What I Learned From Writing A Book In 22 Days
Last year I got an idea for a book. Four years before that moment, I started on a journey. I quit my job, returned to my family business, and started writing about everything I had learned.
What I didn’t realize at the time was that I wanted more freedom. All my life, I felt unfree to do what I wanted. The weight of obligations held me back from living life on my own terms.
So when I finally realized that personal freedom was the thing I was after, I decided to write a book about it. And that’s immediately one of the most important lessons about doing work.
If you feel like you NEED to do something, you will often do good work. If I don’t have anything to share, I would never write a book. I’ve written several books. And I’ve only written them because I felt I had to.
It’s the same thing for most entrepreneurs, makers, creatives, or programmers. If you create something because you feel like you need to create that thing, you will do a good job.
But when you create something just to make a few bucks or to look cool, people won’t care. How many people have hired ghostwriters so they can say, “I have a book.” It’s worthless. No one cares about your ego.
Doing something hard like creating an app, building a business, writing a book, making art, you name it, requires serious effort. It’s a very humbling process. Every time I do something hard, I learn new things. My book might not be a NYT best-seller or win any awards. But that’s not why I write.
I write to learn. What you will find next is a list of things I’ve learned from writing my book, What It Takes To Be Free. I wrote the book in 22 straight days — all new content. Here we go:
- It takes a lot of energy — You need to be physically and mentally strong to do hard work because it takes a toll on you. Don’t start a big project before you feel like you can take it. Otherwise, you burn out.
- Routines improve your focus — Every day during the period I wrote was the same. I woke up at the same time, had a cup of coffee, turned on my computer, and started writing. I listen to the same album over and over again. This time, I listened to Crash Talk by Schoolboy Q. I like hip-hop and I like music with energy. It puts me in the right state of mind. I used the Pomodoro method to work. And I would generally write 2–3 hours a day. After that, I would catch up on other work and go to the gym. Evenings were for relaxing.
- Keep moving forward — When you work, don’t stop and go back to “tweak” things. In my case, I don’t edit when I write. I keep going like a freight train. I only want to move forward. Editing comes later. This can be difficult for perfectionists who always want to make sure everything is perfect. Stop that! Just move on. Make it perfect later.
- Preparation is key — I might have written nearly 33K words in 22 days, but I did all the actual work way before that. I’ve been reading two books a week for four years. I published more than 300 articles during that time. And I’ve filled more than a dozen Moleskine notebooks with daily thoughts and meditations. When you’re prepared, the actual work is easy.
- Most people won’t get it — Even though I’m always prepared, the actual writing remains hard work. Most people think, “why would you do that? Why not just watch some tv or go shopping?” That’s how the majority of people think. So what? It doesn’t mean it’s the right thing. Remain focused on your own goals.

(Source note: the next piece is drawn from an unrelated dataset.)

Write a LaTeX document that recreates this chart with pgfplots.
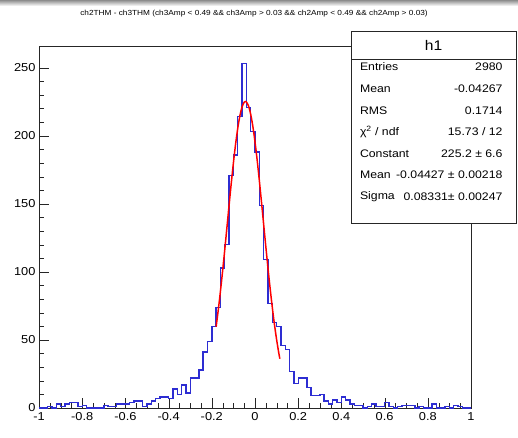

- Even if you don’t feel like it, you must do your work — That’s what professionals do. They show up every day. They don’t complain. They don’t wait for inspiration to strike. They “do the work,” as Steven Pressfield often says.
- Remove social media and news apps — It really makes a difference. When you have those distracting apps on your phone, you will use them. No one is so strong to resist the temptation to indulge in some mindless scrolling. When I have social media on my phone, I have to use them. I can’t help myself. And before I know it, I waste HOURS. So if you want to get real work done, get off social media. Also, you don’t have to read the news fifty times a day. The world will still go on, even if you’re not caught up with the latest news.
- Working out too hard is not helpful — I used to go all out on runs and at the gym. Afterwards, I would be so beat I couldn’t get off the couch. And after a leg workout, I couldn’t walk normally for two days. And when I wanted to sit somewhere, I would throw myself on the couch or chair. My legs ached too much to sit slowly. If you think about it, it’s nuts. Take it easy.
- You will feel good when you’re finished — I can’t lie, writing is hard, and it took a lot of energy. When I finished the book, I was exhausted. But I also felt accomplished. I felt like I mastered the ideas I wrote about. Whether the book will be a success or not, I feel good about the work I’ve done.
When you finish something, it improves your self-confidence. It even doesn’t even matter how great your work is or how much recognition you get. What matters is that you finished something.
Most people never finish. For this reason, I’m a proponent of going to college or getting a degree. It doesn’t matter what you learned or how useful it is. When you finished something that you started, it means you’re serious about life.
What’s something you want to start? Or what’s something that you’re putting off? If you lack motivation, remember that you finish things for yourself. It’s not about your degrees, salary, or the recognition you get. When you finish, you feel better about yourself. That feeling alone is worth doing the work.